You may wish to obtain a pledge from nominees when they come before the Judiciary Committee with respect to their prospective campaign activities. It is a shame that you do not have a string to yank these people back after they go back on their promises given in testimony at their confirmation hearings. Professor MILLER. Senator, may I ask one more question ? Senator ERVIN. Yes. Professor MILLER. This is sort of a personal matter.

Mr. Rogovin, when did your concern about this begin? Was it prior to January 1969 ?

Mr. Rogovin. Take the judicial selection process. It has always struck me as being awkward. I saw it going on in the Department of Justice when I was there. I saw people work diligently to try to find appropriate nominees and to check their records. At that time I had a feeling that it was awkward. I think the last year and a half has

. sharpened my focus as to the practices within the Department of Justice. My views are full-blown today. I am very much opposed to the practice.

Professor MILLER. So that it is fair to say, I take it, that your concern on this has come to fruition in recent years?

Mr. ROGOVIN. Yes, Professor Miller. You may wish to look at the chapter in Victor Navasky's book, Kennedy Justice, for an illuminating report in how the author found the selection of judges was conducted in the Department during Robert Kennedy's Attorney Generalship.

Professor Miller. Did you have anything to do with the decisions made by Attorney General Kennedy?

Mr. ROGOVIN. No, I was not in the Department of Justice when Robert Kennedy was Attorney General. I was Chief Counsel of Revenue.

Senator Ervin. Thank you very much. If we did not receive any other paper than the one you have given us, all of the efforts that went into organizing these hearings would have been well worth it.

Mr. Rogovin. That is very kind of you. Thank you. .
Senator ERVIN. Will counsel call the next witness?

Mr. EDMISTEN. The next witness, Mr. Chairman, is Dr. Santo P. Amadeo, a former professor of law in Puerto Rico who is now of the law firm of Amadeo and Amadeo, and who has been a frequent contributor to many of our efforts over the years.

Senator ERVIN. We want to thank you for your current appearance and the help you have been to us on several occasions.
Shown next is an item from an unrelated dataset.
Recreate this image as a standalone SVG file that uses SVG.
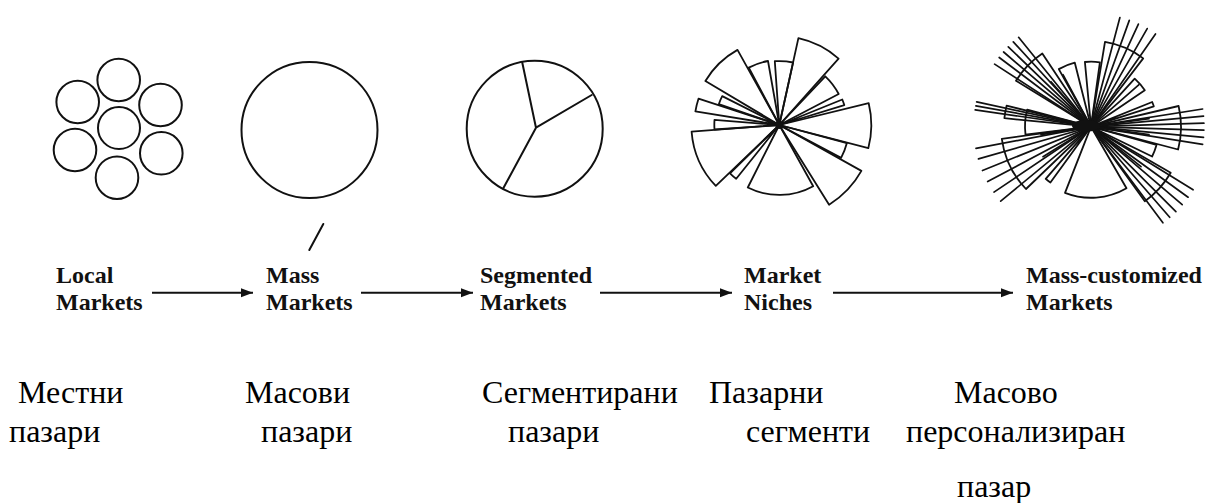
<svg xmlns="http://www.w3.org/2000/svg" width="1208" height="503" viewBox="0 0 1208 503">
<style>
.ln{fill:none;stroke:#111;stroke-width:2;stroke-linejoin:round;stroke-linecap:round}
.wd{fill:none;stroke:#111;stroke-width:1.8;stroke-linejoin:round}
.ray{stroke:#111;stroke-width:1.7;stroke-linecap:round}
.en{font-family:"Liberation Serif","Times New Roman",serif;font-weight:bold;font-size:24px;fill:#111}
.bg{font-family:"Liberation Serif","Times New Roman",serif;font-size:32px;fill:#000}
.arr{stroke:#111;stroke-width:2;fill:none}
</style>
<defs>
<marker id="ah" markerUnits="userSpaceOnUse" markerWidth="13" markerHeight="10" refX="12" refY="4.5" orient="auto">
<path d="M0,0 L12,4.5 L0,9 Z" fill="#111"/>
</marker>
</defs>
<rect width="1208" height="503" fill="#fff"/>

<g id="local-markets">
<circle class="ln" cx="119" cy="128" r="21"/>
<circle class="ln" cx="118.7" cy="80" r="21.3"/>
<circle class="ln" cx="77.7" cy="102" r="21.3"/>
<circle class="ln" cx="160.5" cy="105" r="21.3"/>
<circle class="ln" cx="75" cy="150" r="21.3"/>
<circle class="ln" cx="161.3" cy="153.3" r="21.3"/>
<circle class="ln" cx="117" cy="177.7" r="21.3"/>
<text class="en" x="56" y="283">Local</text>
<text class="en" x="56" y="310">Markets</text>
<text class="bg" x="18" y="403">Местни</text>
<text class="bg" x="9" y="442">пазари</text>
</g>

<g id="mass-markets">
<circle class="ln" cx="309.5" cy="130" r="68"/>
<line class="ln" x1="323.3" y1="224" x2="309.3" y2="250" stroke-width="1.6"/>
<text class="en" x="266" y="283">Mass</text>
<text class="en" x="266" y="310">Markets</text>
<text class="bg" x="245" y="403">Масови</text>
<text class="bg" x="261" y="442">пазари</text>
</g>

<g id="segmented-markets">
<circle class="ln" cx="534.7" cy="128.7" r="68"/>
<path class="ln" d="M522.3,62.7 L536,127.7 L591.7,95 M536,127.7 L503.3,188.3"/>
<text class="en" x="480" y="283">Segmented</text>
<text class="en" x="480" y="310">Markets</text>
<text class="bg" x="482" y="403">Сегментирани</text>
<text class="bg" x="508" y="442">пазари</text>
</g>

<g id="market-niches">
<g transform="translate(779.3,125)">
<path class="wd" d="M0,0 L19.1,-86.9 A89,89 0 0 1 59.3,-66.4 Z"/>
<path class="wd" d="M0,0 L46,-48.7 A67,67 0 0 1 59.4,-31 Z"/>
<path class="wd" d="M0,0 L63,-25.5 A68,68 0 0 1 65,-19.9 Z"/>
<path class="wd" d="M0,0 L89.4,-21.8 A92,92 0 0 1 89,23.2 Z"/>
<path class="wd" d="M0,0 L67.6,18.1 A70,70 0 0 1 61.8,32.9 Z"/>
<path class="wd" d="M0,0 L82.1,45.9 A94,94 0 0 1 49.8,79.7 Z"/>
<path class="wd" d="M0,0 L33.9,61.2 A70,70 0 0 1 -31.5,62.5 Z"/>
<path class="wd" d="M0,0 L-43.1,53.8 A69,69 0 0 1 -49.3,48.3 Z"/>
<path class="wd" d="M0,0 L-63.5,60.9 A88,88 0 0 1 -87.7,6.7 Z"/>
<path class="wd" d="M0,0 L-64.8,4.5 A65,65 0 0 1 -64.8,-5.1 Z"/>
<path class="wd" d="M0,0 L-83.9,-13.7 A85,85 0 0 1 -80.8,-26.3 Z"/>
<path class="wd" d="M0,0 L-60.5,-20.8 A64,64 0 0 1 -57.1,-28.9 Z"/>
<path class="wd" d="M0,0 L-73.9,-44 A86,86 0 0 1 -41.8,-75.1 Z"/>
<path class="wd" d="M0,0 L-30.5,-57.4 A65,65 0 0 1 -11.3,-64 Z"/>
<path class="wd" d="M0,0 L-4.5,-63.8 A64,64 0 0 1 13.8,-62.5 Z"/>
<circle cx="0" cy="0" r="4" fill="#111"/>
</g>
<text class="en" x="744" y="283">Market</text>
<text class="en" x="744" y="310">Niches</text>
<text class="bg" x="709" y="403">Пазарни</text>
<text class="bg" x="746" y="442">сегменти</text>
</g>

<g id="mass-customized-markets">
<g transform="translate(1091,126.7)">
<path class="wd" d="M0,0 L-75,-46 A88,88 0 0 1 -48.7,-73.3 Z"/>
<path class="wd" d="M0,0 L-32.2,-57.6 A66,66 0 0 1 -16.2,-64 Z"/>
<path class="wd" d="M0,0 L-6.1,-64.7 A65,65 0 0 1 8.9,-64.4 Z"/>
<path class="wd" d="M0,0 L14,-84.8 A86,86 0 0 1 52.2,-68.3 Z"/>
<path class="wd" d="M0,0 L43.7,-48.1 A65,65 0 0 1 53.8,-36.5 Z"/>
<path class="wd" d="M0,0 L61.2,-24.7 A66,66 0 0 1 62.8,-20.4 Z"/>
<path class="wd" d="M0,0 L87.6,-20.7 A90,90 0 0 1 87.1,22.8 Z"/>
<path class="wd" d="M0,0 L65.5,18.2 A68,68 0 0 1 61.1,29.8 Z"/>
<path class="wd" d="M0,0 L79.7,46 A92,92 0 0 1 53.8,74.6 Z"/>
<path class="wd" d="M0,0 L35.5,61.5 A71,71 0 0 1 -26,66.1 Z"/>
<path class="wd" d="M0,0 L-40.6,55.8 A69,69 0 0 1 -45.3,52.1 Z"/>
<path class="wd" d="M0,0 L-65,62.3 A90,90 0 0 1 -89.2,12.1 Z"/>
<path class="wd" d="M0,0 L-65.5,8 A66,66 0 0 1 -63.8,-17.1 Z"/>
<path class="wd" d="M0,0 L-86.6,-8.5 A87,87 0 0 1 -84.4,-21 Z"/>
<g class="ray">
<line x1="0" y1="0" x2="-96.4" y2="-62.6"/>
<line x1="0" y1="0" x2="-91.8" y2="-69.2"/>
<line x1="0" y1="0" x2="-87.4" y2="-74.7"/>
<line x1="0" y1="0" x2="-82.7" y2="-79.9"/>
<line x1="0" y1="0" x2="-77.7" y2="-84.8"/>
<line x1="0" y1="0" x2="-72.4" y2="-89.4"/>
<line x1="0" y1="0" x2="28.9" y2="-109.2"/>
<line x1="0" y1="0" x2="38.3" y2="-106.3"/>
<line x1="0" y1="0" x2="47.4" y2="-102.6"/>
<line x1="0" y1="0" x2="56.2" y2="-98.1"/>
<line x1="0" y1="0" x2="64.5" y2="-92.8"/>
<line x1="0" y1="0" x2="111.6" y2="-17.7"/>
<line x1="0" y1="0" x2="112.5" y2="-10.6"/>
<line x1="0" y1="0" x2="112.9" y2="-3.5"/>
<line x1="0" y1="0" x2="112.9" y2="3.5"/>
<line x1="0" y1="0" x2="112.5" y2="10.6"/>
<line x1="0" y1="0" x2="111.6" y2="17.7"/>
<line x1="0" y1="0" x2="102.1" y2="63.1"/>
<line x1="0" y1="0" x2="97.1" y2="70.5"/>
<line x1="0" y1="0" x2="91.2" y2="77.9"/>
<line x1="0" y1="0" x2="84.9" y2="84.9"/>
<line x1="0" y1="0" x2="78.7" y2="90.6"/>
<line x1="0" y1="0" x2="71.9" y2="96.1"/>
<line x1="0" y1="0" x2="-90.3" y2="74.4"/>
<line x1="0" y1="0" x2="-97" y2="65.4"/>
<line x1="0" y1="0" x2="-103.3" y2="54.9"/>
<line x1="0" y1="0" x2="-108.5" y2="43.8"/>
<line x1="0" y1="0" x2="-112.5" y2="32.2"/>
<line x1="0" y1="0" x2="-115" y2="21.7"/>
<line x1="0" y1="0" x2="-115.8" y2="-16.9"/>
<line x1="0" y1="0" x2="-115.1" y2="-20.9"/>
<line x1="0" y1="0" x2="-114.3" y2="-24.9"/>
<line x1="0" y1="0" x2="-40" y2="-45"/>
<line x1="0" y1="0" x2="-28" y2="-52"/>
<line x1="0" y1="0" x2="48" y2="-42"/>
<line x1="0" y1="0" x2="58" y2="-8"/>
<line x1="0" y1="0" x2="58" y2="8"/>
<line x1="0" y1="0" x2="50" y2="40"/>
<line x1="0" y1="0" x2="-50" y2="8"/>
<line x1="0" y1="0" x2="-48" y2="30"/>
</g>
<ellipse cx="-5" cy="-1" rx="14" ry="6" fill="#111"/>
</g>
<text class="en" x="1026" y="283">Mass-customized</text>
<text class="en" x="1026" y="310">Markets</text>
<text class="bg" x="954" y="403">Масово</text>
<text class="bg" x="906" y="442">персонализиран</text>
<text class="bg" x="957" y="497">пазар</text>
</g>

<g id="connectors">
<line class="arr" x1="152" y1="292.7" x2="253" y2="292.7" marker-end="url(#ah)"/>
<line class="arr" x1="361" y1="292.7" x2="473" y2="292.7" marker-end="url(#ah)"/>
<line class="arr" x1="600" y1="292.7" x2="732" y2="292.7" marker-end="url(#ah)"/>
<line class="arr" x1="833" y1="292.7" x2="1013" y2="292.7" marker-end="url(#ah)"/>
</g>
</svg>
We have always found your views helpful.

STATEMENT OF DR. SANTOS P. AMADEO

BIOGRAPHICAL SKETCH OF DR. SANTOS P. AMADEO Santos P. Amadeo was born in Salinas, Puerto Rico on the 9th of June, 1902, the son of José Vincente Amadeo and Teresa Semidey.

He is married to María de los Angeles Navas Amador and the father of two: his son José Enrique Amadeo, a lawyer and, María Teresa Amadeo Navas, a professor of Statistics at the University of Puerto Rico.

He graduated from East Greenwich Academy, Rhode Island, in 1923. He received his B.A. specialize in Politics Sciences and Sociology from the University of Michigan in 1926. His M.A. specialize in Politics Sciences and Sociology from the University of Michigan in 1927. In 1935, at Northwestern University he obtained the degree of Doctor of Jurisprudence (Juris Doctor).

In 1938 he obtained his LL.M. from Columbia University, and in 1944 his degree as Doctor of Law Science (Jur. Sc. D.), from the same University.

His doctoral thesis, Argentine Constitutional Law, a study of the impact of the Constitution of the United States in the constitution of Argentine was published by the Columbia University Press sponsored by the Coordinator of Interamerican Affairs of the Department of States of the United States, and distributed to libraries around the world.

He received a scholarship from the Guggenheim Foundation in 1941.

A Professor of Law and Political Sciences at the University of Puerto Rico from 1928 until 1969, he has been Professor Emeritus of the School of Law of the University of Puerto Rico from 1970 until the present time.